**What the task requires:**
The listing below must be repeated word for word, with its images excluded.

**Supplied material:**
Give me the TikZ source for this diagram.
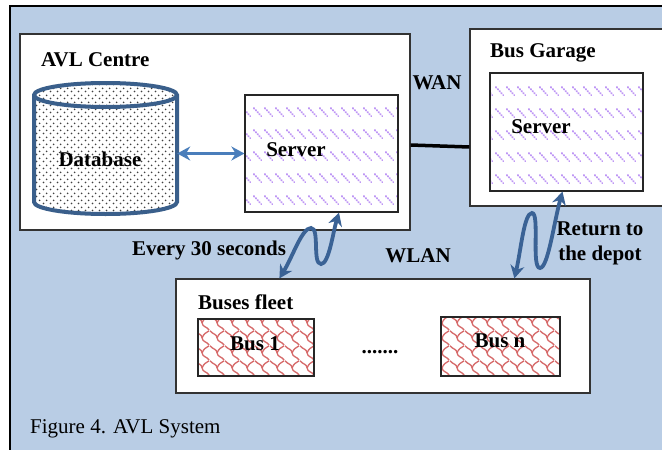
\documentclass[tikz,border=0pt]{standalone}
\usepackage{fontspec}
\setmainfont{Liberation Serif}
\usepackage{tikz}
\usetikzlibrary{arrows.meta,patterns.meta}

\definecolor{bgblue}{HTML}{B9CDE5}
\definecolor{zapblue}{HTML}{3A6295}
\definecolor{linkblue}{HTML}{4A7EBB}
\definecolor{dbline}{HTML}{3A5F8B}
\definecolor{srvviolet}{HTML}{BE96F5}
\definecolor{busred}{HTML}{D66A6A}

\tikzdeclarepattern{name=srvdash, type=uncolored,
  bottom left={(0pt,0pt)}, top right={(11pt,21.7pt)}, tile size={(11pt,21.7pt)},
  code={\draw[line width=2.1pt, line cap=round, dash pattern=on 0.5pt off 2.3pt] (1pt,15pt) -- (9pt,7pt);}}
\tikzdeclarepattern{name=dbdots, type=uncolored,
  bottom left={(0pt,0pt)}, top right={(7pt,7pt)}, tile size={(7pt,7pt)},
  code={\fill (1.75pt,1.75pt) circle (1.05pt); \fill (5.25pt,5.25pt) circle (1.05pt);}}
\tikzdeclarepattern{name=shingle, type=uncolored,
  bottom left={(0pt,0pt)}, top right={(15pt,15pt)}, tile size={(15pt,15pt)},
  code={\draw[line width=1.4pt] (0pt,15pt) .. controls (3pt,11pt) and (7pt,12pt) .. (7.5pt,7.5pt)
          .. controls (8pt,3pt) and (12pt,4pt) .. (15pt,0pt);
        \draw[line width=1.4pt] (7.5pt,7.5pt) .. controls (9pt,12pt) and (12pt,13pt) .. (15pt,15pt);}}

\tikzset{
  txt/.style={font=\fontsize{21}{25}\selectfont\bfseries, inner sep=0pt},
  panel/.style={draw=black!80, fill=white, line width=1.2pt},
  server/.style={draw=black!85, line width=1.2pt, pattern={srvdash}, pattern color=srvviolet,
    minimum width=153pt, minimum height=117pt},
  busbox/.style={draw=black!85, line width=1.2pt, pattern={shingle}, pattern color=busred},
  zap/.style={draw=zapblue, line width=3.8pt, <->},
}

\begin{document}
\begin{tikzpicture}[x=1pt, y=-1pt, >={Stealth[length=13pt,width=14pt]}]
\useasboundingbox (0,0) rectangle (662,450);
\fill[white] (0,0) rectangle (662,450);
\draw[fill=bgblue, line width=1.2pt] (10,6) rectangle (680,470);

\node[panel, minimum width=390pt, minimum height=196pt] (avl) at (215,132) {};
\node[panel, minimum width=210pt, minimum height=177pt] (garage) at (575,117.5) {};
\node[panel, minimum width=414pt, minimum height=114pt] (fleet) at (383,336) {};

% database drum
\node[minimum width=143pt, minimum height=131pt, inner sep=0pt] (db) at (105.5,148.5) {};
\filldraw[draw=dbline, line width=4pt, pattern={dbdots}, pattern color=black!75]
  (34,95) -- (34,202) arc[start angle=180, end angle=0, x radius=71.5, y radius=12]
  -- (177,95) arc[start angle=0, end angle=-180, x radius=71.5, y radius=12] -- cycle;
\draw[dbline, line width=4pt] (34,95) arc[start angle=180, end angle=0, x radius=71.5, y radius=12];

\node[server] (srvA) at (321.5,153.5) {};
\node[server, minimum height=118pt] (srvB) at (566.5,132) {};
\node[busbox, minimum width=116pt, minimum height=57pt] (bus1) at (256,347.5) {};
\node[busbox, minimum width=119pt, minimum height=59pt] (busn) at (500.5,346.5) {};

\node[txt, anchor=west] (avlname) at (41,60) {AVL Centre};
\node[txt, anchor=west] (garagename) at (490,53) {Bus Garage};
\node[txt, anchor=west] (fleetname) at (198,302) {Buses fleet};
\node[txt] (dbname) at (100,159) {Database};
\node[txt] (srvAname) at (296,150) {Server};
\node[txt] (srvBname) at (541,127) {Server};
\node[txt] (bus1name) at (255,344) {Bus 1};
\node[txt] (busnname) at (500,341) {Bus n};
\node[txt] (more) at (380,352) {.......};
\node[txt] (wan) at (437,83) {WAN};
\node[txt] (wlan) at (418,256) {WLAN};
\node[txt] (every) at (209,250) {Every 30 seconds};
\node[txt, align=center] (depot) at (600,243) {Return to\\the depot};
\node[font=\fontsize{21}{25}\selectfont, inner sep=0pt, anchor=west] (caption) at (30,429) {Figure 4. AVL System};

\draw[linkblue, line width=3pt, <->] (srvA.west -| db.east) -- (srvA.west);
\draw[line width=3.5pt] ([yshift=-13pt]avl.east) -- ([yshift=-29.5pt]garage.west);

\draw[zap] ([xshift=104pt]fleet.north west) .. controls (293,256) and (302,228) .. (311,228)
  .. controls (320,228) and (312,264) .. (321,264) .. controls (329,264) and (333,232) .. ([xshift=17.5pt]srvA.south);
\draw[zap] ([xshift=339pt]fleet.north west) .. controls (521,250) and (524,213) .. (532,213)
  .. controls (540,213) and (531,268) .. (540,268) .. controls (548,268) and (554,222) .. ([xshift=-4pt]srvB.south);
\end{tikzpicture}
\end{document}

**Result below:**
Give me the TikZ source for this diagram.
\documentclass[tikz,border=0pt]{standalone}
\usepackage{fontspec}
\setmainfont{Liberation Serif}
\usepackage{tikz}
\usetikzlibrary{arrows.meta,patterns.meta}

\definecolor{bgblue}{HTML}{B9CDE5}
\definecolor{zapblue}{HTML}{3A6295}
\definecolor{linkblue}{HTML}{4A7EBB}
\definecolor{dbline}{HTML}{3A5F8B}
\definecolor{srvviolet}{HTML}{BE96F5}
\definecolor{busred}{HTML}{D66A6A}

\tikzdeclarepattern{name=srvdash, type=uncolored,
  bottom left={(0pt,0pt)}, top right={(11pt,21.7pt)}, tile size={(11pt,21.7pt)},
  code={\draw[line width=2.1pt, line cap=round, dash pattern=on 0.5pt off 2.3pt] (1pt,15pt) -- (9pt,7pt);}}
\tikzdeclarepattern{name=dbdots, type=uncolored,
  bottom left={(0pt,0pt)}, top right={(7pt,7pt)}, tile size={(7pt,7pt)},
  code={\fill (1.75pt,1.75pt) circle (1.05pt); \fill (5.25pt,5.25pt) circle (1.05pt);}}
\tikzdeclarepattern{name=shingle, type=uncolored,
  bottom left={(0pt,0pt)}, top right={(15pt,15pt)}, tile size={(15pt,15pt)},
  code={\draw[line width=1.4pt] (0pt,15pt) .. controls (3pt,11pt) and (7pt,12pt) .. (7.5pt,7.5pt)
          .. controls (8pt,3pt) and (12pt,4pt) .. (15pt,0pt);
        \draw[line width=1.4pt] (7.5pt,7.5pt) .. controls (9pt,12pt) and (12pt,13pt) .. (15pt,15pt);}}

\tikzset{
  txt/.style={font=\fontsize{21}{25}\selectfont\bfseries, inner sep=0pt},
  panel/.style={draw=black!80, fill=white, line width=1.2pt},
  server/.style={draw=black!85, line width=1.2pt, pattern={srvdash}, pattern color=srvviolet,
    minimum width=153pt, minimum height=117pt},
  busbox/.style={draw=black!85, line width=1.2pt, pattern={shingle}, pattern color=busred},
  zap/.style={draw=zapblue, line width=3.8pt, <->},
}

\begin{document}
\begin{tikzpicture}[x=1pt, y=-1pt, >={Stealth[length=13pt,width=14pt]}]
\useasboundingbox (0,0) rectangle (662,450);
\fill[white] (0,0) rectangle (662,450);
\draw[fill=bgblue, line width=1.2pt] (10,6) rectangle (680,470);

\node[panel, minimum width=390pt, minimum height=196pt] (avl) at (215,132) {};
\node[panel, minimum width=210pt, minimum height=177pt] (garage) at (575,117.5) {};
\node[panel, minimum width=414pt, minimum height=114pt] (fleet) at (383,336) {};

% database drum
\node[minimum width=143pt, minimum height=131pt, inner sep=0pt] (db) at (105.5,148.5) {};
\filldraw[draw=dbline, line width=4pt, pattern={dbdots}, pattern color=black!75]
  (34,95) -- (34,202) arc[start angle=180, end angle=0, x radius=71.5, y radius=12]
  -- (177,95) arc[start angle=0, end angle=-180, x radius=71.5, y radius=12] -- cycle;
\draw[dbline, line width=4pt] (34,95) arc[start angle=180, end angle=0, x radius=71.5, y radius=12];

\node[server] (srvA) at (321.5,153.5) {};
\node[server, minimum height=118pt] (srvB) at (566.5,132) {};
\node[busbox, minimum width=116pt, minimum height=57pt] (bus1) at (256,347.5) {};
\node[busbox, minimum width=119pt, minimum height=59pt] (busn) at (500.5,346.5) {};

\node[txt, anchor=west] (avlname) at (41,60) {AVL Centre};
\node[txt, anchor=west] (garagename) at (490,53) {Bus Garage};
\node[txt, anchor=west] (fleetname) at (198,302) {Buses fleet};
\node[txt] (dbname) at (100,159) {Database};
\node[txt] (srvAname) at (296,150) {Server};
\node[txt] (srvBname) at (541,127) {Server};
\node[txt] (bus1name) at (255,344) {Bus 1};
\node[txt] (busnname) at (500,341) {Bus n};
\node[txt] (more) at (380,352) {.......};
\node[txt] (wan) at (437,83) {WAN};
\node[txt] (wlan) at (418,256) {WLAN};
\node[txt] (every) at (209,250) {Every 30 seconds};
\node[txt, align=center] (depot) at (600,243) {Return to\\the depot};
\node[font=\fontsize{21}{25}\selectfont, inner sep=0pt, anchor=west] (caption) at (30,429) {Figure 4. AVL System};

\draw[linkblue, line width=3pt, <->] (srvA.west -| db.east) -- (srvA.west);
\draw[line width=3.5pt] ([yshift=-13pt]avl.east) -- ([yshift=-29.5pt]garage.west);

\draw[zap] ([xshift=104pt]fleet.north west) .. controls (293,256) and (302,228) .. (311,228)
  .. controls (320,228) and (312,264) .. (321,264) .. controls (329,264) and (333,232) .. ([xshift=17.5pt]srvA.south);
\draw[zap] ([xshift=339pt]fleet.north west) .. controls (521,250) and (524,213) .. (532,213)
  .. controls (540,213) and (531,268) .. (540,268) .. controls (548,268) and (554,222) .. ([xshift=-4pt]srvB.south);
\end{tikzpicture}
\end{document}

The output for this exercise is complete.